Nací en una sociedad patriarcal, pero con un giro. Crecí en un sistema donde las mujeres son comparadas con el cuello que hace que una cabeza se mueva, y con la columna que sostiene al cuerpo. Me parece legítimo, pero me pregunto ¿es suficiente?

Me formé escuchando las proezas de grandes damas en mi familia. Abuelas que criaron 10 hijos, limpiaban las alfombras a porrazos en la azotea de su casa, remendaban la ropa que iban pasando de un hijo a otro, y aprovechaban el invierno para hacer preservas que duraran toda la temporada.

Mi propia mamá ha sido un dínamo toda su vida. La recuerdo haciendo su postre de galletas María con chocolate, llevándome al dentista, participando en cuanto comité escolar hiciera falta, organizando actividades comunitarias y trabajando con determinación en el negocio familiar.

Cuando yo me gradué de la escuela, y me disponía a empezar la universidad, era común que le preguntaran a las jóvenes -medio en risa, medio en serio- si era MMC: “mientras me caso”. Porque, a decir verdad, las mujeres siempre fueron consideradas capaces, inteligentes, y empoderadas -sí, en una época donde esa palabra no estaba ni siquiera de moda. Pero claro, se esperaba que todo ese potencial fuera destinado al contexto de formar y administrar un hogar.

No me malinterpreten: pienso que la mayoría de las mujeres tenemos una habilidad que los hombres aún no han desarrollado y eso hace más precioso el esfuerzo que invirtamos en construir hogares sólidos y proveer a nuestros hijos con toda la atención y amor que necesitan. Poder hacerlo es además una gran bendición. Pero no porque sea lo más importante, es lo único.

Hoy se conmemora el Día Internacional de la Mujer, y recuerdo el día, hace cinco años, en que acepté esta propuesta de trabajo. Fue, de casualidad, durante el colapso de mi matrimonio. Sé que fueron momentos difíciles para mis hijos, y los admiro por haberse adaptado como campeones a ese cambio.

Se supone que el trabajo iba a ser algo temporal, pero fue una oportunidad que recibí con las manos abiertas y los brazos extendidos. Sin embargo, cuando se lo dije a mis hijos, el mayor respondió: “Excelente. Primero mis padres se divorcian, y ahora mi mamá trabaja. Es lo único que me faltaba”.

Entiendo lo desconcertante que debe ser para un niño o un joven que el eje sobre el que rota su mundo de pronto se sacuda. Pero he aprendido que hay que ser como el agua y aprender a acoplarnos.

Creo que estos últimos cinco años han sido de mucho aprendizaje para todos.

Yo descubrí que es posible desarrollarse en distintas facetas.

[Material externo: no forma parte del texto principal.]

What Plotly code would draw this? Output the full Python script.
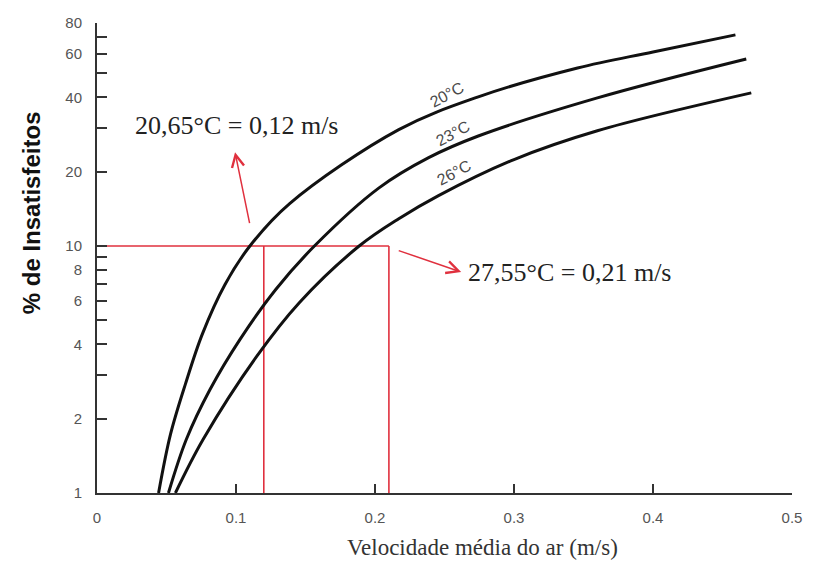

Y aunque a veces hay que hacer concesiones, porque el tiempo es finito y no alcanza para todo, una cosa no excluye a las otras. Como dijo Sophia Amoruso, la de Girlboss: es posible tenerlo todo, solo que no al mismo tiempo.

En cuanto a mis hijos, sé que han aprendido a verme a mí -y a las mujeres- con otros ojos. Por las tardes, cuando se abre la puerta principal de la casa, es su mamá la que llega. Han asimilado que aunque esté en una oficina, existen los teléfonos. Que a pesar de no estar en la casa, mi cabeza está con ellos. Que aunque ya no me pongo a hornear galletas tanto como ellos quisieran, pueden disfrutar de otros beneficios.

Sé que esta nueva visión eventualmente repercutirá en la manera en que ellos vean, perciban, traten y se relacionen con las mujeres. Si eso es lo único que faltaba, pues estoy feliz por ellos.